EVEN BEFORE SHE ALIGHTED in Cairo, Karen Hughes had her first awkward moment. Hughes, the undersecretary of State for public diplomacy, was on her way last week to the Middle East on her first foreign trip. When a reporter on her plane asked if Hughes would be meeting with the Muslim Brotherhood, a popular but banned opposition group in Egypt, she turned to an aide. After a moment she replied simply, "We are respectful of Egypt's laws."

The rest of Hughes' trip through Egypt, Saudi Arabia and Turkey didn't go much better. Hughes' audiences asked tough questions, and Hughes gave them non-answers. Her lack of foreign policy expertise was evident, but the larger problem may be the job itself: The office of public diplomacy is poorly defined, poorly organized and quite possibly unnecessary.


Austria may nix Turkey ascension talks in the EU

Times of London's lede and then some:

EU foreign ministers have so far failed to break the deadlock over Turkey's entry to the EU today, stranding their Turkish counterpart at Ankara airport as negotiations continue in Luxembourg.

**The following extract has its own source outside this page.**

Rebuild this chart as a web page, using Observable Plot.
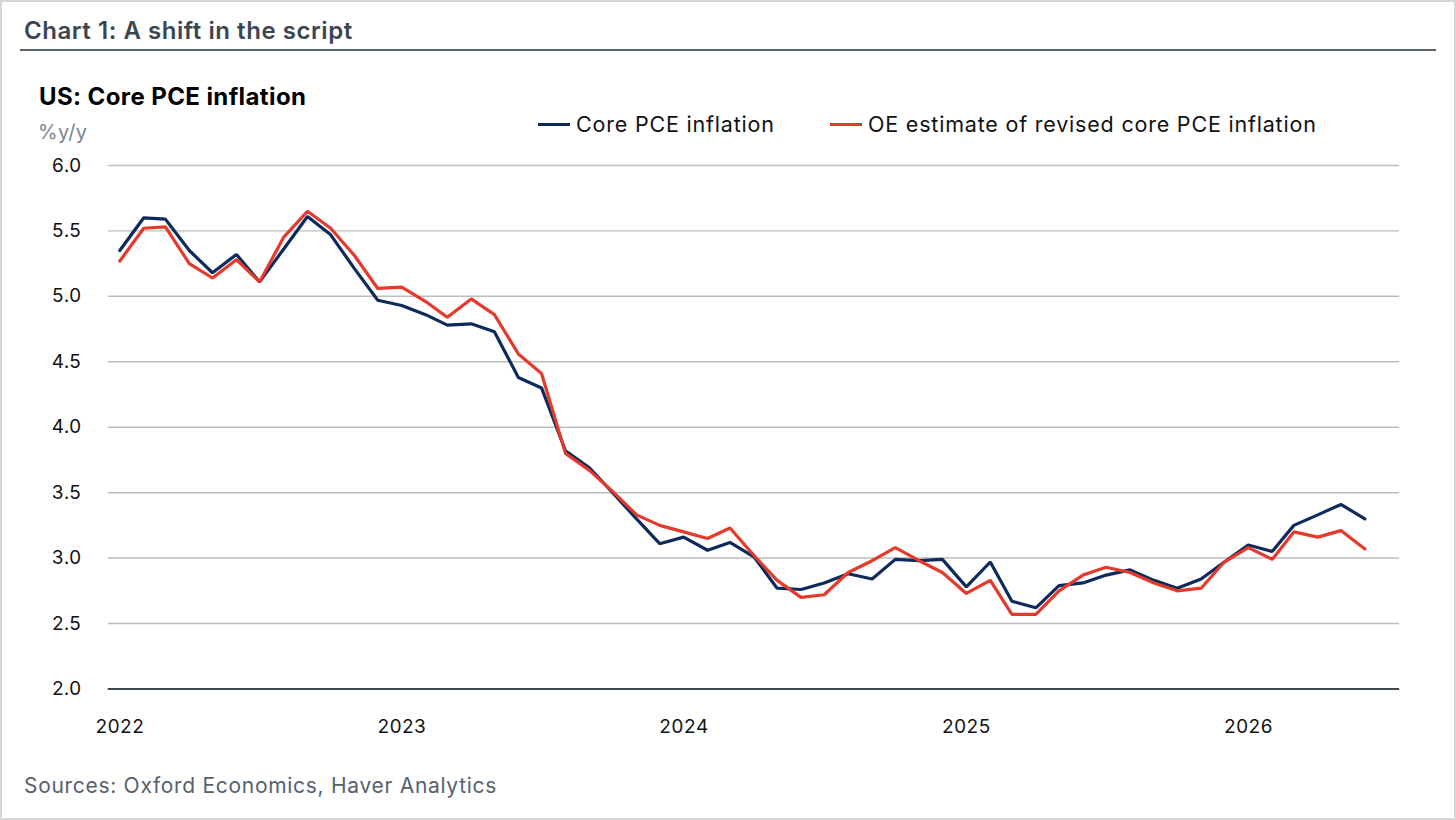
<!DOCTYPE html>
<html>
<head>
<meta charset="utf-8">
<script src="https://cdn.jsdelivr.net/npm/d3@7"></script>
<script src="https://cdn.jsdelivr.net/npm/@observablehq/plot@0.6"></script>
<style>
  html, body { margin: 0; padding: 0; background: #fff; }
  #frame { position: relative; width: 1456px; height: 820px; box-sizing: border-box; border: 2px solid #d6d6d6; background: #fff; font-family: Inter, "Noto Sans", sans-serif; overflow: hidden; }
  .abs { position: absolute; white-space: nowrap; line-height: 1.2; }
  #title { left: 22px; top: 15px; font-size: 24px; font-weight: 600; color: #3b4650; letter-spacing: 0.55px; }
  #rule { left: 18px; top: 47px; width: 1416px; height: 2px; background: #5c6770; }
  #subtitle { left: 37px; top: 81px; font-size: 24px; font-weight: 700; color: #000; letter-spacing: 0.4px; }
  #unit { left: 36px; top: 118px; font-size: 20px; color: #7b8791; letter-spacing: 0.3px; }
  .item { position: absolute; top: 109px; font-size: 21.5px; color: #111; letter-spacing: 0.8px; display: flex; align-items: center; }
  .swatch { width: 32px; height: 3px; margin-right: 6px; }
  #source { left: 22px; top: 771px; font-size: 21px; color: #56616b; letter-spacing: 0.7px; }
  #chart { left: 0px; top: 139px; }
</style>
</head>
<body>
<div id="frame">
  <div class="abs" id="title">Chart 1: A shift in the script</div>
  <div class="abs" id="rule"></div>
  <div class="abs" id="subtitle">US: Core PCE inflation</div>
  <div class="abs" id="unit">%y/y</div>
  <div class="abs" id="chart"></div>
  <div class="abs" id="source">Sources: Oxford Economics, Haver Analytics</div>
</div>
<script>
const months = [
  "2022-01","2022-02","2022-03","2022-04","2022-05","2022-06","2022-07","2022-08","2022-09","2022-10","2022-11","2022-12",
  "2023-01","2023-02","2023-03","2023-04","2023-05","2023-06","2023-07","2023-08","2023-09","2023-10","2023-11","2023-12",
  "2024-01","2024-02","2024-03","2024-04","2024-05","2024-06","2024-07","2024-08","2024-09","2024-10","2024-11","2024-12",
  "2025-01","2025-02","2025-03","2025-04","2025-05","2025-06","2025-07","2025-08","2025-09","2025-10","2025-11","2025-12",
  "2026-01","2026-02","2026-03","2026-04","2026-05","2026-06"
];
const corePCE = [5.35,5.60,5.59,5.35,5.18,5.32,5.11,5.36,5.61,5.47,5.21,4.97,
  4.93,4.86,4.78,4.79,4.73,4.38,4.30,3.82,3.69,3.50,3.30,3.11,
  3.16,3.06,3.12,3.01,2.77,2.76,2.81,2.88,2.84,2.99,2.98,2.99,
  2.78,2.97,2.67,2.62,2.79,2.81,2.87,2.91,2.83,2.77,2.84,2.97,
  3.10,3.05,3.25,3.33,3.41,3.30];
const revisedPCE = [5.27,5.52,5.53,5.25,5.14,5.28,5.11,5.45,5.65,5.52,5.31,5.06,
  5.07,4.96,4.84,4.98,4.86,4.56,4.41,3.80,3.67,3.51,3.33,3.25,
  3.20,3.15,3.23,3.02,2.83,2.70,2.72,2.89,2.98,3.08,2.98,2.89,
  2.73,2.83,2.57,2.57,2.75,2.87,2.93,2.89,2.81,2.75,2.77,2.97,
  3.08,2.99,3.20,3.16,3.21,3.07];
const seriesNames = ["Core PCE inflation", "OE estimate of revised core PCE inflation"];
const seriesColors = ["#0c2a5c", "#e5392b"];
const legendLeft = [536, 828];
const yTicks = [2.0, 2.5, 3.0, 3.5, 4.0, 4.5, 5.0, 5.5, 6.0];
const yearTicks = ["2022-01-01", "2023-01-01", "2024-01-01", "2025-01-01", "2026-01-01"];
const xDomain = ["2021-12-17", "2026-07-16"];

const parse = d3.utcParse("%Y-%m");
const rows = [];
months.forEach((m, i) => {
  rows.push({date: parse(m), value: corePCE[i], series: seriesNames[0]});
});
months.forEach((m, i) => {
  rows.push({date: parse(m), value: revisedPCE[i], series: seriesNames[1]});
});

const frame = document.getElementById("frame");
seriesNames.forEach((name, i) => {
  const item = document.createElement("div");
  item.className = "item";
  item.style.left = legendLeft[i] + "px";
  const sw = document.createElement("div");
  sw.className = "swatch";
  sw.style.background = seriesColors[i];
  const label = document.createElement("span");
  label.textContent = name;
  item.appendChild(sw);
  item.appendChild(label);
  frame.appendChild(item);
});

const chart = Plot.plot({
  width: 1456,
  height: 620,
  marginLeft: 106,
  marginRight: 55,
  marginTop: 24,
  marginBottom: 71,
  style: {fontFamily: "Inter, 'Noto Sans', sans-serif", fontSize: "18px", color: "#111", background: "transparent", overflow: "visible"},
  x: {type: "utc", domain: xDomain.map(d => new Date(d))},
  y: {domain: [2, 6]},
  color: {domain: seriesNames, range: seriesColors},
  marks: [
    Plot.gridY(yTicks.filter(d => d > 2), {stroke: "#bdbdbd", strokeOpacity: 1, strokeWidth: 1.5}),
    Plot.axisY(yTicks, {tickSize: 0, tickPadding: 27, label: null, tickFormat: d => d.toFixed(1), fontSize: 19, fill: "#111"}),
    Plot.axisX(yearTicks.map(d => new Date(d)), {tickSize: 0, tickPadding: 31, label: null, tickFormat: d3.utcFormat("%Y"), fontSize: 19, fill: "#111"}),
    Plot.ruleY([2], {stroke: "#3e4b55", strokeWidth: 2}),
    Plot.line(rows, {x: "date", y: "value", stroke: "series", z: "series", strokeWidth: 3.2, strokeLinejoin: "miter"})
  ]
});
document.getElementById("chart").appendChild(chart);
</script>
</body>
</html>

Amid warnings of dire consequences if the EU rejected Turkey, Jack Straw, the Foreign Secretary, chaired fraught negotiations late into the night in an attempt to stop Austria from torpedoing the talks.


FEMA reax

FEMA remains broken, according to one parish president, CNN:

"It's the bureaucratic part that, once they make the request for me on my behalf, for the past five weeks, I don't get a response," Davis said.


Putin

Fred Hiatt writes an important column in the Washington Post about Putin's undemocratic grip in Russia, and how the freedom-loving Bush administration ignores what is going on there:

The Bush administration, after some zigs and zags on Russia, seems to have developed a fairly coherent strategy regarding Russia's slide from democracy: Ignore it. The National Security Council apparatus in the White House believes that what happens inside Russia is irrelevant to the United States; that the United States can't do much to influence domestic events in any case; and that dwelling on Putin's authoritarianism would compromise other U.S. interests in bilateral relations.

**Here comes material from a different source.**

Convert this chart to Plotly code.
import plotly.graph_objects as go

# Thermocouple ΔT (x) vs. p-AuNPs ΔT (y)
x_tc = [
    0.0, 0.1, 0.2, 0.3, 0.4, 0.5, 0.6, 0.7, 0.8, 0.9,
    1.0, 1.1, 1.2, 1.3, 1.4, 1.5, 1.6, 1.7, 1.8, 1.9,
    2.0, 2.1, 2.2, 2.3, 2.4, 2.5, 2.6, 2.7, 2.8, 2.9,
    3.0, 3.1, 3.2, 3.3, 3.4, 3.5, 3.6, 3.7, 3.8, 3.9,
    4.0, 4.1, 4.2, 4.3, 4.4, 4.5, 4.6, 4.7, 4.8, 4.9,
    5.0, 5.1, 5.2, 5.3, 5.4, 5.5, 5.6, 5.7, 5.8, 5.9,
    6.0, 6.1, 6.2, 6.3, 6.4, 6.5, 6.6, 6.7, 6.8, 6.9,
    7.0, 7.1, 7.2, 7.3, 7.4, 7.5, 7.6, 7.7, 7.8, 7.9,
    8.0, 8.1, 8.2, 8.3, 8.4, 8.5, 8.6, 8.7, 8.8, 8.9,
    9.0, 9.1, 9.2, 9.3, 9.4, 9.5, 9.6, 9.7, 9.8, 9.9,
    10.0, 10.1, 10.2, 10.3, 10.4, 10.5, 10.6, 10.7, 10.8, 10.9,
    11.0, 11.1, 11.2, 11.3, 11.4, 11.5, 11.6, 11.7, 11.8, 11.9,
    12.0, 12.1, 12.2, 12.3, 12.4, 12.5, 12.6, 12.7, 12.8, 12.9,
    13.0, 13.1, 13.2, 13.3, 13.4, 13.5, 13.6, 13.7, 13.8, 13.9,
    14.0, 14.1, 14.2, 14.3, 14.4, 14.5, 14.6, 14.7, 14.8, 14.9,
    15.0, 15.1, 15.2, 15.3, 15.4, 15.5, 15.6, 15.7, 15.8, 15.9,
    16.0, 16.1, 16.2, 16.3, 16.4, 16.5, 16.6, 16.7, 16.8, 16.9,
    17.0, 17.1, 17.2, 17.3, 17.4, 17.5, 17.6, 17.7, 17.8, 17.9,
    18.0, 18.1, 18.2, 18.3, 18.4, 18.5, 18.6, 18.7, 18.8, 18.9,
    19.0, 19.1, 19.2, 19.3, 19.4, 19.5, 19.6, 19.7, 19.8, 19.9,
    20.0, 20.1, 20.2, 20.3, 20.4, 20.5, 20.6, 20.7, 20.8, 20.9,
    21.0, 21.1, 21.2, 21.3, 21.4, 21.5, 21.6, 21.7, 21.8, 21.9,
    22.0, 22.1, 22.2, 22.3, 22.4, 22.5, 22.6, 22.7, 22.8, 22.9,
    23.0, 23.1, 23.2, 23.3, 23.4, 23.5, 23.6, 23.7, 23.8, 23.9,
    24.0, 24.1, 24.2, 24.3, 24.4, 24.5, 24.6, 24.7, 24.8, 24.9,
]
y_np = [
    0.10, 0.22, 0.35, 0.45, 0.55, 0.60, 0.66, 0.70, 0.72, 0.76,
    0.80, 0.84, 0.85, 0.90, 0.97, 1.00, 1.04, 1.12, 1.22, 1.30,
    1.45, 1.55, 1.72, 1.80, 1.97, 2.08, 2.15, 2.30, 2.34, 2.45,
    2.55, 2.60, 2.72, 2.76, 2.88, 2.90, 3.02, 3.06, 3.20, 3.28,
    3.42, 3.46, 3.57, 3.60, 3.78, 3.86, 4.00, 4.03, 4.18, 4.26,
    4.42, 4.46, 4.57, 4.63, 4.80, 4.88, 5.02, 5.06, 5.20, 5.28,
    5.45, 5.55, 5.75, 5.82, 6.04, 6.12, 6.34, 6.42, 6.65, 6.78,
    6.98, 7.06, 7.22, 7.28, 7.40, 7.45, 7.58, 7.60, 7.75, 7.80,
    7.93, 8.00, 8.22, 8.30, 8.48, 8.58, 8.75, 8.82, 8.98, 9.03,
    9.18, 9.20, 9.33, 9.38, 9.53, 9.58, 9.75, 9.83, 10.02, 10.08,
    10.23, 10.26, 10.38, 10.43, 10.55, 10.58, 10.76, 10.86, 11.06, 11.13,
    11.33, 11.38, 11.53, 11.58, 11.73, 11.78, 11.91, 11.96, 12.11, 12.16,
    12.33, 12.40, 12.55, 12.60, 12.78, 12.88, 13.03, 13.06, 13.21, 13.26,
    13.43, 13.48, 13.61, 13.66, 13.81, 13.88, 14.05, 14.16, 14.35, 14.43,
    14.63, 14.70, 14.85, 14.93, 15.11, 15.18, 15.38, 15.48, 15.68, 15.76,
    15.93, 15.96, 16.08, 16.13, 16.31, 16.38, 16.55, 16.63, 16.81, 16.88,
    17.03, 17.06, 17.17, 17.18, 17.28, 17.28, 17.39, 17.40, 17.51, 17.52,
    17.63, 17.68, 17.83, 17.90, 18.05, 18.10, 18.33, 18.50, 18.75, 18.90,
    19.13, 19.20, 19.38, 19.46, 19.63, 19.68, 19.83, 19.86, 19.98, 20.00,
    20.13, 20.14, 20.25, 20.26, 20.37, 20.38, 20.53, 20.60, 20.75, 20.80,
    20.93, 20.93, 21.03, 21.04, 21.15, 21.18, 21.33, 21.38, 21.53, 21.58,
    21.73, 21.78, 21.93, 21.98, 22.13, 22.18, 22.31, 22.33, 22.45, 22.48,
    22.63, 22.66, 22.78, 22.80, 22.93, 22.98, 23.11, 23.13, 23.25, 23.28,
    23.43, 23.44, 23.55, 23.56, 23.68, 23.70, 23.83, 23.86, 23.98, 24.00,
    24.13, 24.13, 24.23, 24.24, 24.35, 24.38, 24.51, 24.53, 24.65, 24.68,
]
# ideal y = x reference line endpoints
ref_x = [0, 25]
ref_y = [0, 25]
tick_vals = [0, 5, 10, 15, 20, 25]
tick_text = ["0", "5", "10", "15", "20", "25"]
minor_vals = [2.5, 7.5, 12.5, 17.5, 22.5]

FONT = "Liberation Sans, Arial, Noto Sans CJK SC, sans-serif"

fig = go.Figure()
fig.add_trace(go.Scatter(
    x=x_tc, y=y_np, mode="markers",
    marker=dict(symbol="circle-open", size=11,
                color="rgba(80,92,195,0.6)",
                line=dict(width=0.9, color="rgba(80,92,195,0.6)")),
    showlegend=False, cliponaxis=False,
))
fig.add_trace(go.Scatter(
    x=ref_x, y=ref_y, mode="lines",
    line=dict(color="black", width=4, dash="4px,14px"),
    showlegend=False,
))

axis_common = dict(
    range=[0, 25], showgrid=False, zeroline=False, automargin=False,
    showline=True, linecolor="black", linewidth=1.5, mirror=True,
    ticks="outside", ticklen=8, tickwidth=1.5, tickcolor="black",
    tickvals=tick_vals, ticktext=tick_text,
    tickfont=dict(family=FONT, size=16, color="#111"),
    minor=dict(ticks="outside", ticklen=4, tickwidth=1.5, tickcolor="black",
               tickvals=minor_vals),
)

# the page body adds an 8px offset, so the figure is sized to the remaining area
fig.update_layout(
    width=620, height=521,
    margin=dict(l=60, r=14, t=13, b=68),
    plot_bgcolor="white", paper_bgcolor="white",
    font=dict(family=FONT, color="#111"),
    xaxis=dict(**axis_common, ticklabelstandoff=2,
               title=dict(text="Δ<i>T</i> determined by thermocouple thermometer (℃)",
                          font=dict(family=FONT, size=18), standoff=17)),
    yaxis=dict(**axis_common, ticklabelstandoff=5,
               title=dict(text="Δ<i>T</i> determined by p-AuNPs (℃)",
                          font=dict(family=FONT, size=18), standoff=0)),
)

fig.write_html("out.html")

Aren't you glad we have such a tough and brave president?

"Borrow and Spend"

A Google blog search now shows 300 hits for "borrow and spend" and a regular Google search now shows 135,000 hits. Last week the phrase "borrow and spend" generated with Google 111,000 pages. Google's blog search had 261 pages for "borrow and spend" last week.

2 Comments:

Blogger Bravo 2-1 said...

I'll check that blog tonight, thanks. As for the foreign policy push of one Karen Hughes, my first reaction was a snicker... Now I am kind of outraged that they think Madison Avenue gloss can undo international conflict with a long history. I guess I should expect nothing less than sheer idiocy from what is left of this administration.

3:09 PM  
Blogger Bravo 2-1 said...

Plus if you've spent one low key Sunday watching the History Channel you probably caught something about MB!